#### [STORED DATA]
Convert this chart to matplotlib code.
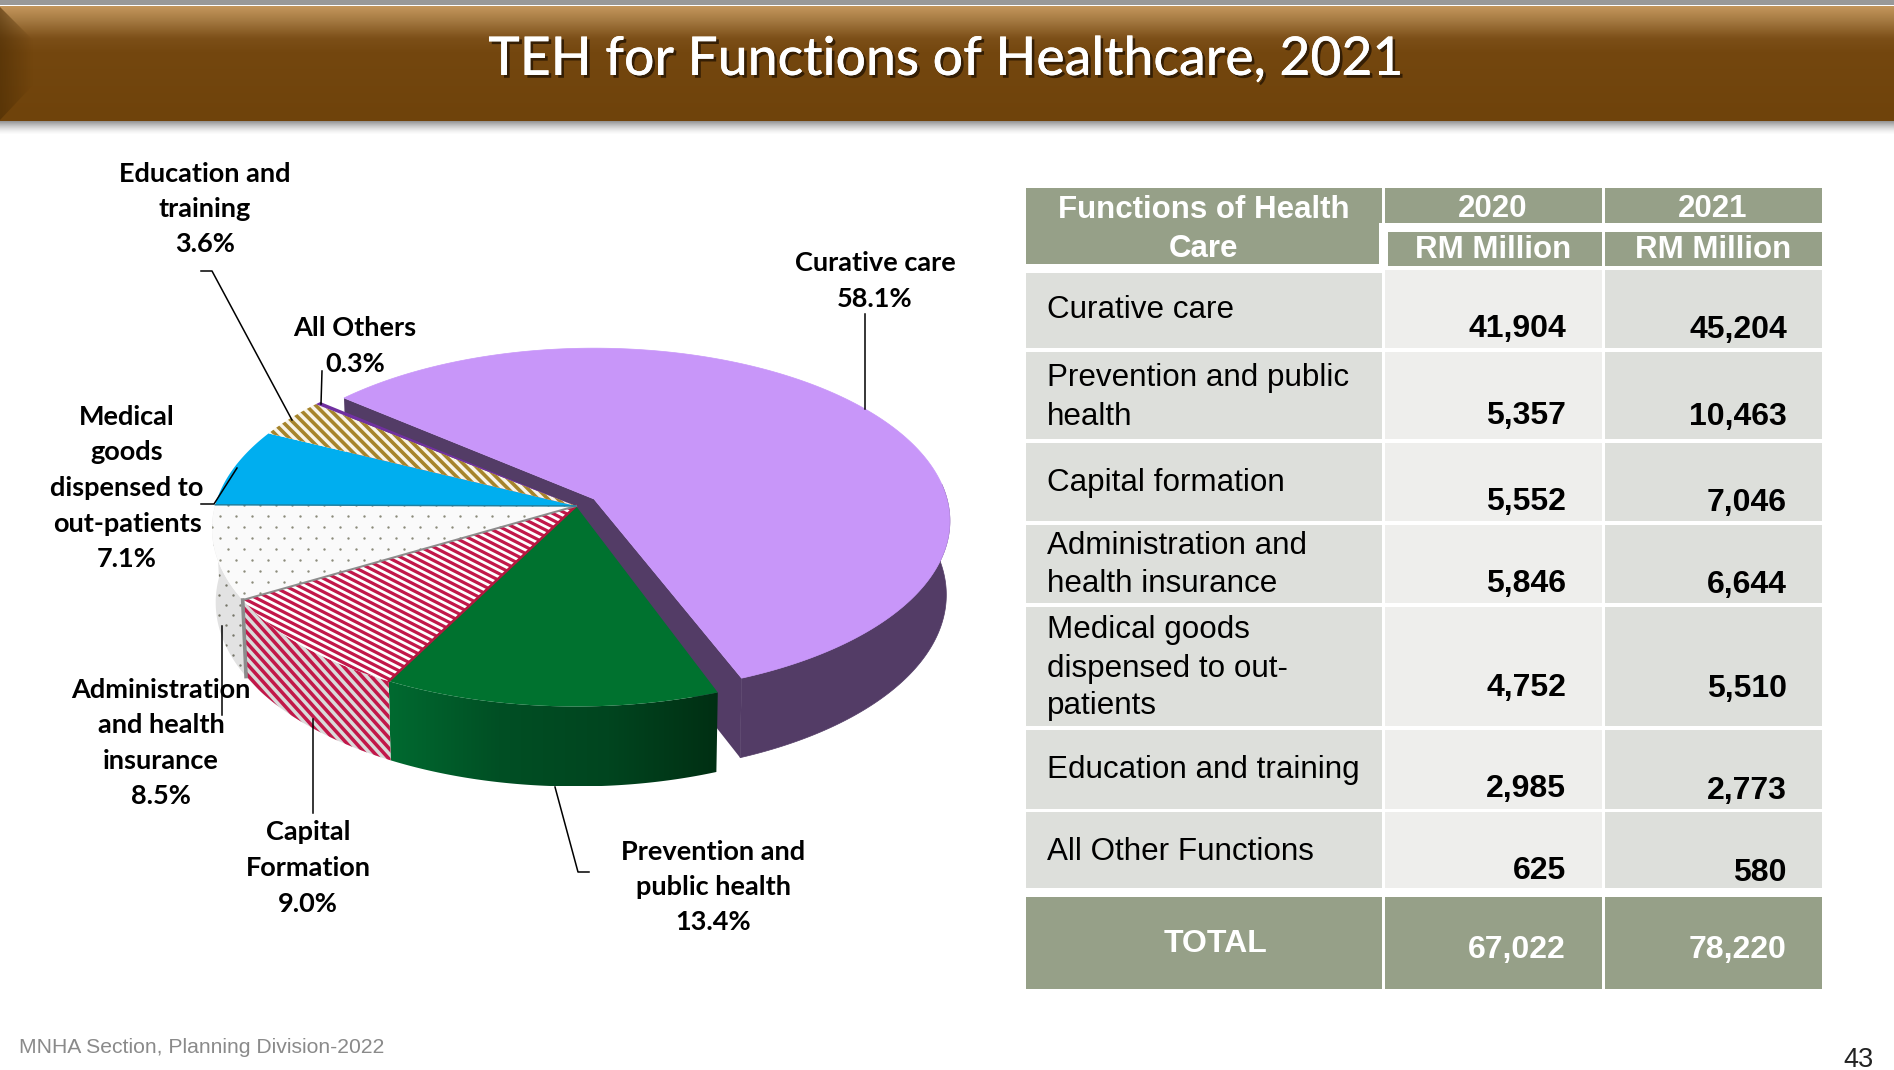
import numpy as np
import matplotlib
matplotlib.use('Agg')
import matplotlib.pyplot as plt
import matplotlib.patheffects as pe
from matplotlib.patches import Polygon, Rectangle
from matplotlib.collections import LineCollection
from matplotlib.colors import LinearSegmentedColormap

# ! -------------
# ! Data
slice_names = ['Curative care', 'Prevention and\npublic health', 'Capital\nFormation',
               'Administration\nand health\ninsurance', 'Medical\ngoods\ndispensed to\nout-patients',
               'Education and\ntraining', 'All Others']
slice_shares = [58.1, 13.4, 9.0, 8.5, 7.1, 3.6, 0.3]

row_names = ['Curative care', 'Prevention and public\nhealth', 'Capital formation',
             'Administration and\nhealth insurance', 'Medical goods\ndispensed to out-\npatients',
             'Education and training', 'All Other Functions']
values_2020 = ['41,904', '5,357', '5,552', '5,846', '4,752', '2,985', '625']
values_2021 = ['45,204', '10,463', '7,046', '6,644', '5,510', '2,773', '580']
total_2020 = '67,022'
total_2021 = '78,220'
title = 'TEH for Functions of Healthcare, 2021'
footer = 'MNHA Section, Planning Division-2022'

# ! -------------
# ! Layout (pixels of the 1894x1070 slide)
label_pos = [(875, 281), (713, 887), (308, 868), (161, 743), (127, 488), (205, 209), (355, 346)]
leaders = [[(865, 314), (865, 409)],
           [(555, 787), (578, 872), (589, 872)],
           [(313, 719), (313, 813)],
           [(222, 626), (222, 715)],
           [(201, 504), (214, 504), (237, 468)],
           [(201, 271), (212, 271), (292, 420)],
           [(322, 371), (321, 404)]]
row_y = [(273, 348), (352, 439), (443, 521), (525, 603), (607, 726), (730, 809), (812, 888)]
row_text_base = [[318], [386, 425], [491], [554, 592], [638, 677, 714], [778], [860]]
base_2020 = [337, 424, 510, 592, 696, 797, 879]
base_2021 = [338, 425, 511, 593, 697, 799, 881]
col_x = [(1026, 1382), (1385, 1602), (1605, 1822)]

HEAD = '#96A088'
ROW_DARK = '#DDDFDB'
ROW_LIGHT = '#EEEEEC'
LABEL_FONT = ['Lato', 'DejaVu Sans']
TABLE_FONT = ['Liberation Sans', 'DejaVu Sans']

fig = plt.figure(figsize=(18.94, 10.70), dpi=100)
ax = fig.add_axes([0, 0, 1, 1])
ax.axis('off')

# ! -------------
# ! Banner
ax.add_patch(Rectangle((0, 0), 1894, 5, fc='#999999', lw=0))
cm = LinearSegmentedColormap.from_list('b', [(0, '#C4965C'), (0.12, '#A57A42'), (0.28, '#7C4F18'),
                                             (0.4, '#74470F'), (1, '#6F430B')])
ax.imshow(np.linspace(0, 1, 200)[:, None], cmap=cm, extent=(0, 1894, 121, 6), aspect='auto', zorder=1)
shadow = np.ones((40, 1, 4))
shadow[:, 0, :3] = 0.35
shadow[:, 0, 3] = np.linspace(0.75, 0, 40) ** 1.5
ax.imshow(shadow, extent=(0, 1894, 135, 121), aspect='auto', zorder=1)
# dark bevel at the left end of the banner
bevel = np.zeros((1, 60, 4))
bevel[0, :, :3] = np.array([0.30, 0.18, 0.02])
bevel[0, :, 3] = np.linspace(0.6, 0, 60)
clip = Polygon([(0, 7), (33, 40), (33, 85), (0, 120)], fc='none', lw=0, zorder=2)
ax.add_patch(clip)
im = ax.imshow(bevel, extent=(0, 33, 120, 7), aspect='auto', zorder=2)
im.set_clip_path(clip)
ax.text(946, 75, title, color='white', fontsize=38.5, ha='center', va='baseline', zorder=3,
        family=['Lato', 'Liberation Sans'], fontweight='medium',
        path_effects=[pe.withSimplePatchShadow(offset=(2, -2), shadow_rgbFace='#2E1A04', alpha=0.9), pe.Normal()])

# ! -------------
# ! Pie model: a tilted disc seen in perspective, angles clockwise from north
K = 0.127
DEPTH = 73
START = -50.0


def project(theta, cx, cy, A, B):
    t = np.radians(theta)
    Y = np.cos(t)
    w = 1 + K * Y
    return np.column_stack([cx + A * np.sin(t) / w, cy - B * Y / w])


def drop(pts, theta, cx):
    # move rim points down to the lower face of the disc
    Y = np.cos(np.radians(theta))
    out = pts.copy()
    out[:, 0] = cx + (pts[:, 0] - cx) * 0.99
    out[:, 1] = pts[:, 1] + DEPTH - 7 * Y
    return out


def stripes(patch_pts, slope_deg, period, color, lw, z):
    clip = Polygon(patch_pts, fc='none', lw=0, zorder=z)
    ax.add_patch(clip)
    x0, y0 = patch_pts.min(axis=0)
    x1, y1 = patch_pts.max(axis=0)
    a = np.radians(slope_deg)
    d = np.array([np.cos(a), np.sin(a)])
    n = np.array([-np.sin(a), np.cos(a)])
    c = np.array([(x0 + x1) / 2, (y0 + y1) / 2])
    L = np.hypot(x1 - x0, y1 - y0)
    segs = [[c + n * o - d * L, c + n * o + d * L] for o in np.arange(-L, L, period)]
    lc = LineCollection(segs, colors=color, linewidths=lw * 0.72, zorder=z)
    ax.add_collection(lc)
    lc.set_clip_path(clip)


def dots(patch_pts, step_x, step_y, color, z):
    # staggered grid of small dots, clipped to the slice
    clip = Polygon(patch_pts, fc='none', lw=0, zorder=z)
    ax.add_patch(clip)
    x0, y0 = patch_pts.min(axis=0)
    x1, y1 = patch_pts.max(axis=0)
    gx, gy = [], []
    for r, yy in enumerate(np.arange(y0, y1, step_y)):
        xx = np.arange(x0 + (r % 2) * step_x / 2, x1, step_x)
        gx.extend(xx)
        gy.extend([yy] * len(xx))
    sc = ax.scatter(gx, gy, s=3, color=color, lw=0, zorder=z)
    sc.set_clip_path(clip)


edges = START + np.concatenate([[0], np.cumsum(slice_shares)]) * 3.6
P_GEOM = (594, 499, 353, 170)   # curative care is pulled out of the pie
R_GEOM = (576, 506, 361, 175)
P_END = edges[1] - 0.8          # small gap either side of the pulled-out slice
G_START = edges[1] + 0.6


def rim(a0, a1, geom):
    th = np.linspace(a0, a1, max(int(abs(a1 - a0)) * 2, 4))
    return th, project(th, *geom)


# curative care, lower body and the two cut faces
th, top = rim(85, P_END, P_GEOM)
body = np.vstack([top, drop(top, th, P_GEOM[0])[::-1]])
ax.add_patch(Polygon(body, fc='#533C66', ec='#533C66', lw=0.5, zorder=4))
apex = np.array([[P_GEOM[0], P_GEOM[1]]])
th_s = np.array([edges[0]])
th_e = np.array([P_END])
tip_s = project(th_s, *P_GEOM)
tip_e = project(th_e, *P_GEOM)
apex_low = apex + [0, DEPTH]
ax.add_patch(Polygon(np.vstack([tip_s, apex, apex_low, drop(tip_s, th_s, P_GEOM[0])]), fc='#533C66', lw=0, zorder=4))
ax.add_patch(Polygon(np.vstack([apex, tip_e, drop(tip_e, th_e, P_GEOM[0]), apex_low]), fc='#533C66', lw=0, zorder=4))
_, top = rim(edges[0], P_END, P_GEOM)
ax.add_patch(Polygon(np.vstack([apex, top]), fc='#C896F9', ec='#C896F9', lw=0.5, zorder=5))

# the rest of the pie: lower bodies first
apex_r = np.array([[R_GEOM[0], R_GEOM[1]]])


def wall(a0, a1):
    th, top = rim(a0, a1, R_GEOM)
    return np.vstack([top, drop(top, th, R_GEOM[0])[::-1]])


green_wall = wall(G_START, edges[2])
clip = Polygon(green_wall, fc='none', lw=0, zorder=6)
ax.add_patch(clip)
cm = LinearSegmentedColormap.from_list('g', ['#006A30', '#004F24', '#00451F', '#002F13'])
im = ax.imshow(np.linspace(0, 1, 256)[None, :], cmap=cm, aspect='auto', zorder=6,
               extent=(green_wall[:, 0].min(), green_wall[:, 0].max(), green_wall[:, 1].max(), green_wall[:, 1].min()))
im.set_clip_path(clip)

cap_wall = wall(edges[2], edges[3])
ax.add_patch(Polygon(cap_wall, fc='#DADADA', lw=0, zorder=6))
stripes(cap_wall, 48, 7, '#C2184A', 3.5, 6)

adm_wall = wall(edges[3], min(edges[4], 272))
ax.add_patch(Polygon(adm_wall, fc='#E2E2E2', lw=0, zorder=6))
dots(adm_wall, 14, 10, '#77776A', 6)

# tops
colors_top = [None, '#00722F', 'white', '#FAFAFA', '#00AEEF', '#F8F4E8', '#7030A0']
for i in range(1, 7):
    a0 = G_START if i == 1 else edges[i]
    _, top = rim(a0, edges[i + 1], R_GEOM)
    pts = np.vstack([apex_r, top])
    ax.add_patch(Polygon(pts, fc=colors_top[i], lw=0, zorder=7))
    if i == 2:
        stripes(pts, 27, 6, '#C2184A', 3.2, 7)
    if i == 3:
        dots(pts, 16, 11, '#8C8C7C', 7)
    if i == 5:
        stripes(pts, 45, 7, '#A6842B', 3.6, 7)

# thin edges between slices
for i, col, lw in [(2, '#B5173F', 2.5), (3, '#8C8C8C', 2.0), (4, '#1F7F9F', 1.5)]:
    tip = project(np.array([edges[i]]), *R_GEOM)
    ax.plot([apex_r[0, 0], tip[0, 0]], [apex_r[0, 1], tip[0, 1]], color=col, lw=lw * 0.72, zorder=8)
tip = project(np.array([edges[3]]), *R_GEOM)
low = drop(tip, np.array([edges[3]]), R_GEOM[0])
ax.plot([tip[0, 0], low[0, 0]], [tip[0, 1], low[0, 1]], color='#8C8C8C', lw=2.6, zorder=8)

# ! -------------
# ! Pie labels
for name, share, (cx, cy), pts in zip(slice_names, slice_shares, label_pos, leaders):
    lines = name.split('\n') + [f'{share:.1f}%']
    for j, line in enumerate(lines):
        ax.text(cx, cy + (j - (len(lines) - 1) / 2) * 35.5, line, ha='center', va='center',
                fontsize=19.5, fontweight='bold', family=LABEL_FONT, color='black', zorder=10)
    xs, ys = zip(*pts)
    ax.plot(xs, ys, color='black', lw=1.1, zorder=9)

# ! -------------
# ! Table
NUM = dict(fontsize=23, fontweight='bold', family=TABLE_FONT, va='baseline', zorder=3)
for x0, x1, y0, y1 in [(1026, 1382, 188, 223), (1026, 1379, 223, 264), (1385, 1602, 188, 223),
                       (1605, 1822, 188, 223), (1388, 1602, 232, 266), (1605, 1822, 232, 266)]:
    ax.add_patch(Rectangle((x0, y0), x1 - x0, y1 - y0, fc=HEAD, lw=0, zorder=1))
HEADTXT = dict(color='white', fontsize=22.5, fontweight='bold', family=TABLE_FONT, ha='center', va='baseline', zorder=3)
ax.text(1204, 218, 'Functions of Health', **HEADTXT)
ax.text(1204, 257, 'Care', **HEADTXT)
ax.text(1493, 217, '2020', **HEADTXT)
ax.text(1713, 217, '2021', **HEADTXT)
ax.text(1493, 258, 'RM Million', **HEADTXT)
ax.text(1713, 258, 'RM Million', **HEADTXT)

for i, name in enumerate(row_names):
    y0, y1 = row_y[i]
    for k, (x0, x1) in enumerate(col_x):
        top_y = y0 - 3 if (i == 0 and k > 0) else y0
        ax.add_patch(Rectangle((x0, top_y), x1 - x0, y1 - top_y, fc=ROW_LIGHT if k == 1 else ROW_DARK, lw=0, zorder=1))
    for line, base in zip(name.split('\n'), row_text_base[i]):
        ax.text(1047, base, line, fontsize=22.6, family=TABLE_FONT, color='black', va='baseline', zorder=3)
    ax.text(1566, base_2020[i], values_2020[i], ha='right', color='black', **NUM)
    ax.text(1787, base_2021[i], values_2021[i], ha='right', color='black', **NUM)

for x0, x1 in col_x:
    ax.add_patch(Rectangle((x0, 897), x1 - x0, 92, fc=HEAD, lw=0, zorder=1))
ax.text(1215, 952, 'TOTAL', color='white', fontsize=23, fontweight='bold', family=TABLE_FONT,
        ha='center', va='baseline', zorder=3)
ax.text(1566, 958, total_2020, ha='right', color='white', **NUM)
ax.text(1787, 958, total_2021, ha='right', color='white', **NUM)

# ! -------------
# ! Footer
ax.text(19, 1053, footer, color='#8A8A8A', fontsize=15.2, family=TABLE_FONT, va='baseline')
ax.text(1874, 1067, '43', color='#222222', fontsize=19.5, family=TABLE_FONT, ha='right', va='baseline')

ax.set_xlim(0, 1894)
ax.set_ylim(1070, 0)
fig.savefig('out.png', dpi=100)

#### [WHAT IS EXPECTED]
Quote, exactly and only, the lines from the first line of the data above through the line containing "footer = 'MNHA". The pictures do not belong in it.

#### [FULL OUTPUT]
Convert this chart to matplotlib code.
import numpy as np
import matplotlib
matplotlib.use('Agg')
import matplotlib.pyplot as plt
import matplotlib.patheffects as pe
from matplotlib.patches import Polygon, Rectangle
from matplotlib.collections import LineCollection
from matplotlib.colors import LinearSegmentedColormap

# ! -------------
# ! Data
slice_names = ['Curative care', 'Prevention and\npublic health', 'Capital\nFormation',
               'Administration\nand health\ninsurance', 'Medical\ngoods\ndispensed to\nout-patients',
               'Education and\ntraining', 'All Others']
slice_shares = [58.1, 13.4, 9.0, 8.5, 7.1, 3.6, 0.3]

row_names = ['Curative care', 'Prevention and public\nhealth', 'Capital formation',
             'Administration and\nhealth insurance', 'Medical goods\ndispensed to out-\npatients',
             'Education and training', 'All Other Functions']
values_2020 = ['41,904', '5,357', '5,552', '5,846', '4,752', '2,985', '625']
values_2021 = ['45,204', '10,463', '7,046', '6,644', '5,510', '2,773', '580']
total_2020 = '67,022'
total_2021 = '78,220'
title = 'TEH for Functions of Healthcare, 2021'
footer = 'MNHA Section, Planning Division-2022'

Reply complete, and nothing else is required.